Domestic Cocoa Processing Hits 300,000 Tonnes
Domestic processing of cocoa hit 300,000 tonnes in the 2017/2018 cocoa season, a 19 per cent jump from the 252,000 tonnes processed the previous season.
According to the Ghana Cocoa Board (COCOBOD), the rise in domestic processing this season was due mainly to the board supporting some of the processing companies to revamp their operations to grind more beans.
The increase brings to 34% of the total volume of annual cocoa output averaging 900,000 tonnes that is processed locally.
Government on course
The Chief Executive Officer (CEO) of COCOBOD, Mr. Joseph Boahen Aidoo, told the Daily Graphic last Sunday that the board was on course to meeting the 2022 target of processing a minimum of 50 per cent of cocoa output locally.
He attributed the achievement to increased utilisation of the existing capacities of domestic cocoa processors, COCOBOD’s support to the grinders and the offering of beans on credit to some of the processors.
“In the case of the Cocoa Processing Company Limited (CPC), we established an Escrow Account so that after processing and sales, they lodge the money into the account for us to take the money meant for the beans. The rest can then be used for settling other costs of processing,” he said.
Impact on volumes
Mr. Aidoo said consequent to those arrangements and other support schemes granted other companies, the CPC and Niche Cocoa, both indigenous processors, and BD Associates became the main drivers of the 19 per cent growth in volumes processed.
He said data showed that while the CPC and Niche Cocoa grew their actual processed amounts by 119 per cent and 39 per cent, respectively, during the period, BD Associates processed 78 per cent more cocoa.
BD Associates, which is a subsidiary of BD UK, recently expanded its installed capacity from 12,000 tonnes per annum to 30,000 tonnes per annum.
Mr. Aidoo revealed that some of the processors were hesitant in processing beans from the main crop season, a period when more beans were produced and sold at premium prices on the international market, due to the cost associated.
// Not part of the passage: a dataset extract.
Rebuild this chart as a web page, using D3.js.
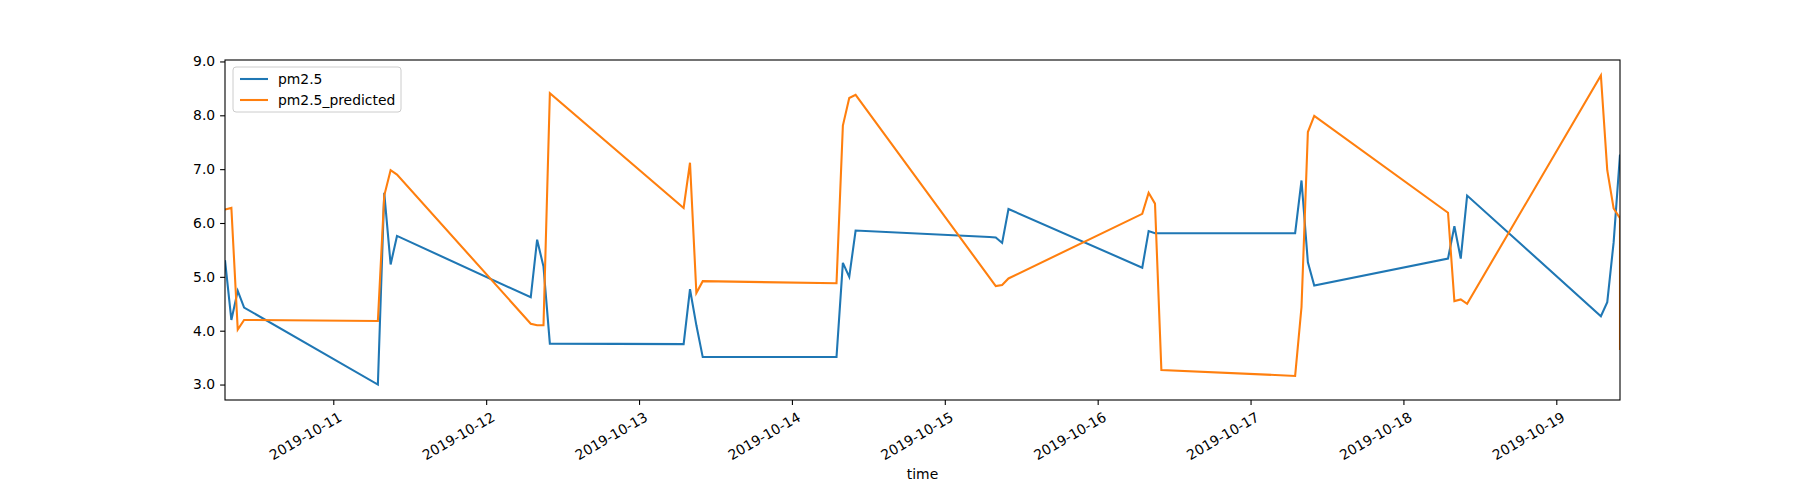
<!DOCTYPE html>
<html>
<head>
<meta charset="utf-8">
<script src="https://cdn.jsdelivr.net/npm/d3@7"></script>
<style>
  body { margin: 0; background: #fff; }
  text { font-family: "DejaVu Sans", sans-serif; }
</style>
</head>
<body>
<svg id="chart" width="1800" height="500"></svg>
<script>
// hourly readings, 07:00-10:00 each day (last hour repeated once)
const days = ["2019-10-10", "2019-10-11", "2019-10-12", "2019-10-13", "2019-10-14",
              "2019-10-15", "2019-10-16", "2019-10-17", "2019-10-18", "2019-10-19"];
const hours = ["07:00", "08:00", "09:00", "10:00"];
const times = days.flatMap(d => hours.map(h => d + "T" + h)).concat(["2019-10-19T10:00"]);

const pm25 = [
  5.31, 4.20, 4.74, 4.43,
  3.00, 6.56, 5.23, 5.76,
  4.62, 5.69, 5.19, 3.76,
  3.75, 4.77, 4.10, 3.51,
  3.51, 5.26, 5.00, 5.86,
  5.74, 5.73, 5.63, 6.26,
  5.17, 5.85, 5.81, 5.81,
  5.81, 6.79, 5.27, 4.84,
  5.34, 5.94, 5.34, 6.51,
  4.27, 4.53, 5.64, 7.27, 7.27
];
const pm25Predicted = [
  6.25, 6.28, 4.02, 4.20,
  4.18, 6.51, 6.98, 6.90,
  4.13, 4.10, 4.10, 8.41,
  6.28, 7.12, 4.70, 4.92,
  4.88, 7.81, 8.32, 8.38,
  4.99, 4.83, 4.85, 4.97,
  6.17, 6.56, 6.36, 3.27,
  3.16, 4.44, 7.69, 7.99,
  6.19, 4.55, 4.58, 4.50,
  8.74, 6.98, 6.27, 6.09, 3.64
];
const yTicks = [3, 4, 5, 6, 7, 8, 9];

const parse = d3.timeParse("%Y-%m-%dT%H:%M");
const series = [
  { name: "pm2.5", color: "#1f77b4", values: pm25 },
  { name: "pm2.5_predicted", color: "#ff7f0e", values: pm25Predicted }
];

const m = { left: 225, right: 1620, top: 60, bottom: 400 };
const svg = d3.select("#chart");

const x = d3.scaleTime()
  .domain(d3.extent(times, parse))
  .range([m.left, m.right]);
const y = d3.scaleLinear()
  .domain([2.713, 9.027])
  .range([m.bottom, m.top]);

svg.append("clipPath").attr("id", "clip")
  .append("rect")
  .attr("x", m.left).attr("y", m.top)
  .attr("width", m.right - m.left).attr("height", m.bottom - m.top);

const line = d3.line()
  .x((d, i) => x(parse(times[i])))
  .y(d => y(d));

series.forEach(s => {
  svg.append("path")
    .attr("d", line(s.values))
    .attr("fill", "none")
    .attr("stroke", s.color)
    .attr("stroke-width", 2.08)
    .attr("stroke-linejoin", "miter")
    .attr("clip-path", "url(#clip)");
});

// axes
const xAxis = svg.append("g")
  .attr("transform", `translate(0,${m.bottom})`)
  .call(d3.axisBottom(x).ticks(d3.timeDay.every(1)).tickFormat(d3.timeFormat("%Y-%m-%d")).tickSizeOuter(0).tickSize(4.9));
xAxis.select(".domain").remove();
xAxis.selectAll("text")
  .attr("font-size", 13.9)
  .attr("fill", "#000")
  .attr("text-anchor", "end")
  .attr("dy", null)
  .attr("y", 0)
  .attr("transform", "translate(4,11) rotate(-30)")
  .attr("dominant-baseline", "hanging");
xAxis.selectAll("line").attr("stroke", "#000").attr("stroke-width", 1.1);

const yAxis = svg.append("g")
  .attr("transform", `translate(${m.left},0)`)
  .call(d3.axisLeft(y).tickValues(yTicks).tickSizeOuter(0).tickSize(4.9).tickPadding(4.9));
yAxis.select(".domain").remove();
yAxis.selectAll("text").attr("font-size", 13.9).attr("fill", "#000");
yAxis.selectAll("line").attr("stroke", "#000").attr("stroke-width", 1.1);

svg.append("rect")
  .attr("x", m.left).attr("y", m.top)
  .attr("width", m.right - m.left).attr("height", m.bottom - m.top)
  .attr("fill", "none").attr("stroke", "#000").attr("stroke-width", 1.1);

svg.append("text")
  .attr("x", (m.left + m.right) / 2).attr("y", 479)
  .attr("text-anchor", "middle").attr("font-size", 13.9)
  .text("time");

// legend
const lg = svg.append("g").attr("transform", "translate(233,67)");
lg.append("rect")
  .attr("width", 168).attr("height", 45).attr("rx", 3)
  .attr("fill", "#fff").attr("fill-opacity", 0.8)
  .attr("stroke", "#ccc");
series.forEach((s, i) => {
  const yy = 12 + i * 21;
  lg.append("line")
    .attr("x1", 7).attr("x2", 35).attr("y1", yy).attr("y2", yy)
    .attr("stroke", s.color).attr("stroke-width", 2.08);
  lg.append("text")
    .attr("x", 45).attr("y", yy + 5)
    .attr("font-size", 13.9)
    .text(s.name);
});
</script>
</body>
</html>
That challenge, he said, was being addressed by a range of strategies that could include discounting the main crop for the processors.
Asked if that would not impact negatively on COCOBOD’s finances, the CEO answered in the affirmative.
“Discounting it will put some pressure on us because when you buy it from the farmers, it is not discounted. So, if we decide to discount it, as we do with the light crop beans, then that is a cost to COCOBOD, but it is a government decision to encourage domestic processing,” he explained.